Most owners would say no — the extra space is useful for cooking different items simultaneously (burgers + onions + buns), and big cooks happen even in small households (hosting brunch, etc.). Most regret going too small more than too big.

Should I get one with a hood / lid?

Adds about $50-100 to the price and increases versatility — the lid lets you cook indirect (pancakes finish on the lid side, not the cooking side), retain heat, and handle weather better. For most owners, worth the upgrade. For minimalists who only do quick high-heat cooks, skip it.

Can I use a Blackstone for grilling burgers like a regular grill?

Yes — many owners do. Smash burgers especially benefit from a flat-top surface (better Maillard reaction than grill grates produce).
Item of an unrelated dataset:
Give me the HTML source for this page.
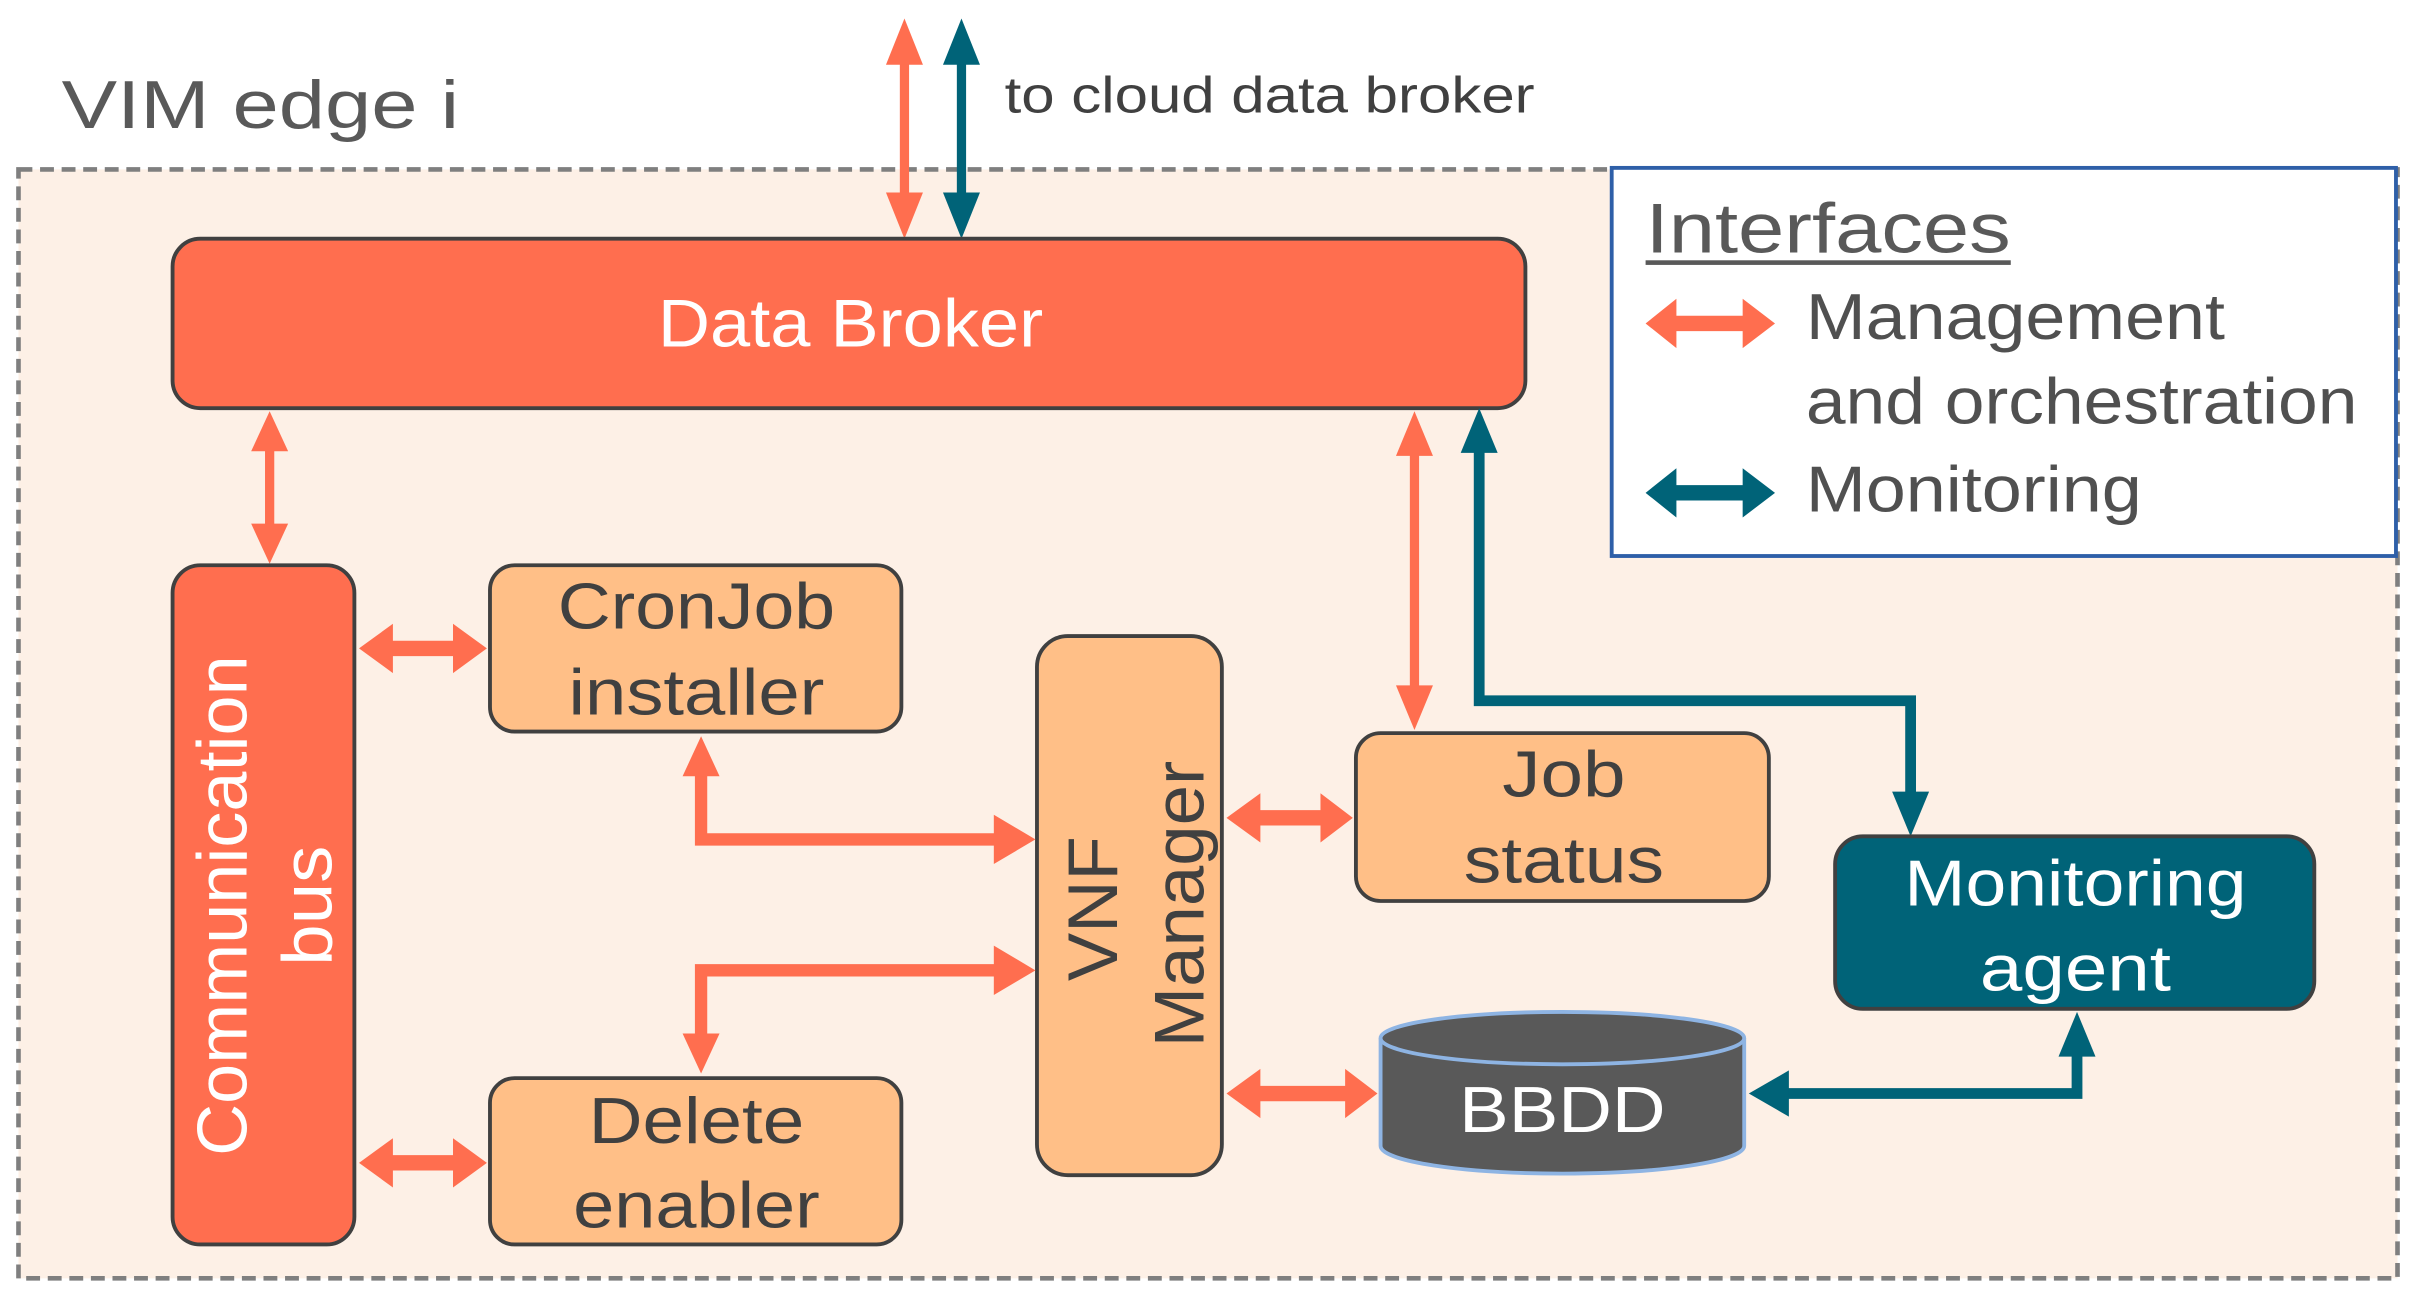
<!DOCTYPE html>
<html><head><meta charset="utf-8"><style>
html,body{margin:0;padding:0;background:#fff;}
svg{display:block;}
text{font-family:"Liberation Sans",Arial,sans-serif;}
</style></head><body>
<svg width="2416" height="1303" viewBox="0 0 1568 846" preserveAspectRatio="none" xmlns="http://www.w3.org/2000/svg">
<rect x="0" y="0" width="1568" height="846" fill="#fff"/>
<!-- outer dashed container -->
<rect x="12" y="110" width="1544" height="720" fill="#fdf0e6" stroke="#7f7f7f" stroke-width="3" stroke-dasharray="9,5"/>
<text x="40" y="83" font-size="44" fill="#595959" textLength="258" lengthAdjust="spacingAndGlyphs">VIM edge i</text>
<text x="652" y="73" font-size="33" fill="#404040" textLength="344" lengthAdjust="spacingAndGlyphs">to cloud data broker</text>

<!-- legend -->
<rect x="1046" y="109" width="509" height="252" fill="#fff" stroke="#2e5fa8" stroke-width="2.5"/>
<text x="1068" y="164" font-size="46" fill="#595959" textLength="237" lengthAdjust="spacingAndGlyphs">Interfaces</text>
<rect x="1068" y="169" width="237" height="3" fill="#595959"/>
<polygon points="1068,210 1088,194 1088,205 1131,205 1131,194 1152,210 1131,226 1131,215 1088,215 1088,226" fill="#ff6e4f"/>
<text x="1172" y="220" font-size="42" fill="#505050" textLength="272" lengthAdjust="spacingAndGlyphs">Management</text>
<text x="1172" y="275" font-size="42" fill="#505050" textLength="358" lengthAdjust="spacingAndGlyphs">and orchestration</text>
<polygon points="1068,320 1088,304 1088,315 1131,315 1131,304 1152,320 1131,336 1131,325 1088,325 1088,336" fill="#006378"/>
<text x="1172" y="332" font-size="42" fill="#505050" textLength="218" lengthAdjust="spacingAndGlyphs">Monitoring</text>

<!-- top external arrows -->
<rect x="584" y="30" width="6" height="108" fill="#ff6e4f"/>
<polygon points="587,12 599,42 575,42" fill="#ff6e4f"/>
<polygon points="587,155 599,125 575,125" fill="#ff6e4f"/>
<rect x="621" y="30" width="6" height="108" fill="#006378"/>
<polygon points="624,12 636,42 612,42" fill="#006378"/>
<polygon points="624,155 636,125 612,125" fill="#006378"/>

<!-- Data Broker -->
<rect x="112" y="155" width="878" height="110" rx="18" fill="#ff6e4f" stroke="#404040" stroke-width="2.5"/>
<text x="552" y="225" font-size="44" fill="#fff" text-anchor="middle" textLength="250" lengthAdjust="spacingAndGlyphs">Data Broker</text>

<!-- DB <-> comm bus -->
<rect x="172" y="285" width="6" height="62" fill="#ff6e4f"/>
<polygon points="175,267 187,293 163,293" fill="#ff6e4f"/>
<polygon points="175,366 187,340 163,340" fill="#ff6e4f"/>

<!-- Communication bus -->
<rect x="112" y="367" width="118" height="441" rx="18" fill="#ff6e4f" stroke="#404040" stroke-width="2.5"/>
<text transform="translate(160,588) rotate(-90)" font-size="46" fill="#fff" text-anchor="middle" textLength="325" lengthAdjust="spacingAndGlyphs">Communication</text>
<text transform="translate(215,588) rotate(-90)" font-size="46" fill="#fff" text-anchor="middle" textLength="78" lengthAdjust="spacingAndGlyphs">bus</text>

<!-- CronJob installer -->
<rect x="318" y="367" width="267" height="108" rx="16" fill="#ffbf87" stroke="#404040" stroke-width="2.5"/>
<text x="452" y="408" font-size="42" fill="#404040" text-anchor="middle" textLength="180" lengthAdjust="spacingAndGlyphs">CronJob</text>
<text x="452" y="464" font-size="42" fill="#404040" text-anchor="middle" textLength="166" lengthAdjust="spacingAndGlyphs">installer</text>

<!-- Delete enabler -->
<rect x="318" y="700" width="267" height="108" rx="16" fill="#ffbf87" stroke="#404040" stroke-width="2.5"/>
<text x="452" y="742" font-size="42" fill="#404040" text-anchor="middle" textLength="140" lengthAdjust="spacingAndGlyphs">Delete</text>
<text x="452" y="797" font-size="42" fill="#404040" text-anchor="middle" textLength="160" lengthAdjust="spacingAndGlyphs">enabler</text>

<!-- comm <-> cron / delete -->
<polygon points="233,421 255,405 255,416 294,416 294,405 316,421 294,437 294,426 255,426 255,437" fill="#ff6e4f"/>
<polygon points="233,755 255,739 255,750 294,750 294,739 316,755 294,771 294,760 255,760 255,771" fill="#ff6e4f"/>

<!-- VNF Manager -->
<rect x="673" y="413" width="120" height="350" rx="20" fill="#ffbf87" stroke="#404040" stroke-width="2.5"/>
<text transform="translate(725,590) rotate(-90)" font-size="46" fill="#404040" text-anchor="middle" textLength="94" lengthAdjust="spacingAndGlyphs">VNF</text>
<text transform="translate(781,587) rotate(-90)" font-size="46" fill="#404040" text-anchor="middle" textLength="186" lengthAdjust="spacingAndGlyphs">Manager</text>

<!-- cron -> VNF -->
<polyline points="455,500 455,545 648,545" fill="none" stroke="#ff6e4f" stroke-width="8"/>
<polygon points="455,478 467,504 443,504" fill="#ff6e4f"/>
<polygon points="672,545 645,529 645,561" fill="#ff6e4f"/>
<!-- delete -> VNF -->
<polyline points="455,672 455,630 648,630" fill="none" stroke="#ff6e4f" stroke-width="8"/>
<polygon points="455,697 467,671 443,671" fill="#ff6e4f"/>
<polygon points="672,630 645,614 645,646" fill="#ff6e4f"/>

<!-- Job status -->
<rect x="880" y="476" width="268" height="109" rx="16" fill="#ffbf87" stroke="#404040" stroke-width="2.5"/>
<text x="1015" y="517" font-size="42" fill="#404040" text-anchor="middle" textLength="80" lengthAdjust="spacingAndGlyphs">Job</text>
<text x="1015" y="573" font-size="42" fill="#404040" text-anchor="middle" textLength="130" lengthAdjust="spacingAndGlyphs">status</text>

<!-- VNF <-> Job, VNF <-> BBDD -->
<polygon points="796,531 818,515 818,526 857,526 857,515 878,531 857,547 857,536 818,536 818,547" fill="#ff6e4f"/>
<polygon points="796,710 818,694 818,705 873,705 873,694 894,710 873,726 873,715 818,715 818,726" fill="#ff6e4f"/>

<!-- DB <-> Job status -->
<rect x="915" y="290" width="6" height="160" fill="#ff6e4f"/>
<polygon points="918,267 930,296 906,296" fill="#ff6e4f"/>
<polygon points="918,474 930,445 906,445" fill="#ff6e4f"/>

<!-- DB <-> Monitoring agent (teal) -->
<polyline points="960,290 960,455 1240,455 1240,518" fill="none" stroke="#006378" stroke-width="7"/>
<polygon points="960,265 972,294 948,294" fill="#006378"/>
<polygon points="1240,543 1252,514 1228,514" fill="#006378"/>

<!-- Monitoring agent -->
<rect x="1191" y="543" width="311" height="112" rx="18" fill="#006378" stroke="#404040" stroke-width="2.5"/>
<text x="1347" y="588" font-size="42" fill="#fff" text-anchor="middle" textLength="222" lengthAdjust="spacingAndGlyphs">Monitoring</text>
<text x="1347" y="643" font-size="42" fill="#fff" text-anchor="middle" textLength="124" lengthAdjust="spacingAndGlyphs">agent</text>

<!-- BBDD cylinder -->
<path d="M896,674 L896,744 A118,18 0 0 0 1132,744 L1132,674" fill="#595959" stroke="#8eb4e3" stroke-width="2.5"/>
<ellipse cx="1014" cy="674" rx="118" ry="17" fill="#595959" stroke="#8eb4e3" stroke-width="2.5"/>
<text x="1014" y="735" font-size="42" fill="#fff" text-anchor="middle" textLength="134" lengthAdjust="spacingAndGlyphs">BBDD</text>

<!-- BBDD <-> Monitoring agent -->
<polyline points="1158,710 1348,710 1348,682" fill="none" stroke="#006378" stroke-width="7"/>
<polygon points="1135,710 1161,695 1161,725" fill="#006378"/>
<polygon points="1348,657 1360,686 1336,686" fill="#006378"/>
</svg>
</body></html>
For traditional grilled burgers with grill marks, you want grates, not a griddle.

Will a griddle replace my grill?

Probably not. Griddles excel at flat-top cooking (smashburgers, breakfast, pancakes, fajitas). Grills excel at grate-cooked items (steaks, traditional burgers, vegetables). Many serious cooks own both. They complement, don't replace.

What if I'm new to outdoor cooking entirely?

A griddle is actually a great first outdoor cooker. The learning curve is gentler than charcoal grills, the cooking is more familiar (it's basically a giant cast-iron pan), and the maintenance is straightforward. Starting with a griddle isn't unusual or wrong.